Description of the task: Count the lines below that contain the word "Reproduce" and give only that number.

Data supplied:
* * * *

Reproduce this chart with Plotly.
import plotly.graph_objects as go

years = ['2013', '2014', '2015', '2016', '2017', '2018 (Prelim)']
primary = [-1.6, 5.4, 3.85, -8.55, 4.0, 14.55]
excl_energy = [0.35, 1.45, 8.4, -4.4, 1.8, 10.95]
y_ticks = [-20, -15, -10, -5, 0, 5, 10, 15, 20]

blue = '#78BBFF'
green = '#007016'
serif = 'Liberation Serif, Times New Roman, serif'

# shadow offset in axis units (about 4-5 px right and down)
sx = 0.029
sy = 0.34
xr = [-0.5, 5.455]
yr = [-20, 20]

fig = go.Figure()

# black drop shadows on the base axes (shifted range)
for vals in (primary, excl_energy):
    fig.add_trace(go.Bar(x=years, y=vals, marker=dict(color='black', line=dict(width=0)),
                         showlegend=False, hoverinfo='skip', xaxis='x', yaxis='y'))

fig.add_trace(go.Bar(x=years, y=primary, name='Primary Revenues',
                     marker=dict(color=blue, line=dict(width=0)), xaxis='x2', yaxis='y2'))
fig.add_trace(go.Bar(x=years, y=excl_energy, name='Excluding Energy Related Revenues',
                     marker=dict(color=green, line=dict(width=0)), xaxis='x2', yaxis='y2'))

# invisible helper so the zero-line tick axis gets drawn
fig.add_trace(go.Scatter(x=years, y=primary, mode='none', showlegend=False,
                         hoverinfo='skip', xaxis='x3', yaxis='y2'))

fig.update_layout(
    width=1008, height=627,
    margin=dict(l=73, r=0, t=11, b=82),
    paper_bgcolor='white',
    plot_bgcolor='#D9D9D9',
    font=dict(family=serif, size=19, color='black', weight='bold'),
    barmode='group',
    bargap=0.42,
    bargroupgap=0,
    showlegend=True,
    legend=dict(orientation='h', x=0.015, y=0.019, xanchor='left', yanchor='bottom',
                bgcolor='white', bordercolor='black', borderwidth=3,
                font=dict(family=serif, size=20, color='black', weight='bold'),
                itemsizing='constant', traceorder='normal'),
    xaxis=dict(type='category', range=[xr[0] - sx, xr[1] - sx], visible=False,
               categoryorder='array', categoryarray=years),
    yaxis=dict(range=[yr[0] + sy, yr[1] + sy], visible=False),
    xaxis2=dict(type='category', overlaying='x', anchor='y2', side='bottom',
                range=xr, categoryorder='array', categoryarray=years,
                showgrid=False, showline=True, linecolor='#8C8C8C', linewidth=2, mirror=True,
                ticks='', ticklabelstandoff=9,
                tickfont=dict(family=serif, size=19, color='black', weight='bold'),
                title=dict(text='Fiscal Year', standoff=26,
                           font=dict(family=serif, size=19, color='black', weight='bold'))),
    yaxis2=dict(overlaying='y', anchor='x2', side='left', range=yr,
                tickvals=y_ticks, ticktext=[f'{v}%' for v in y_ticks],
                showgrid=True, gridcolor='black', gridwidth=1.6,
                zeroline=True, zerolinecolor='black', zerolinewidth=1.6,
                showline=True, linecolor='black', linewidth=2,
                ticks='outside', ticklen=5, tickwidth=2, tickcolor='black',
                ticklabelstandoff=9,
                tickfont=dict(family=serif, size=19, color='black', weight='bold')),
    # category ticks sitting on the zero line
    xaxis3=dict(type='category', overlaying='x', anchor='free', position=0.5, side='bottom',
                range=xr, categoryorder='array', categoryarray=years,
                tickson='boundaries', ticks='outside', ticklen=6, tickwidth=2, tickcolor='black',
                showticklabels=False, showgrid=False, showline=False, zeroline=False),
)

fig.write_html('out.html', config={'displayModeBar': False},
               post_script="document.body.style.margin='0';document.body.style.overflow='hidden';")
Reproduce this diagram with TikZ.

* * * *

Solution to this problem: 2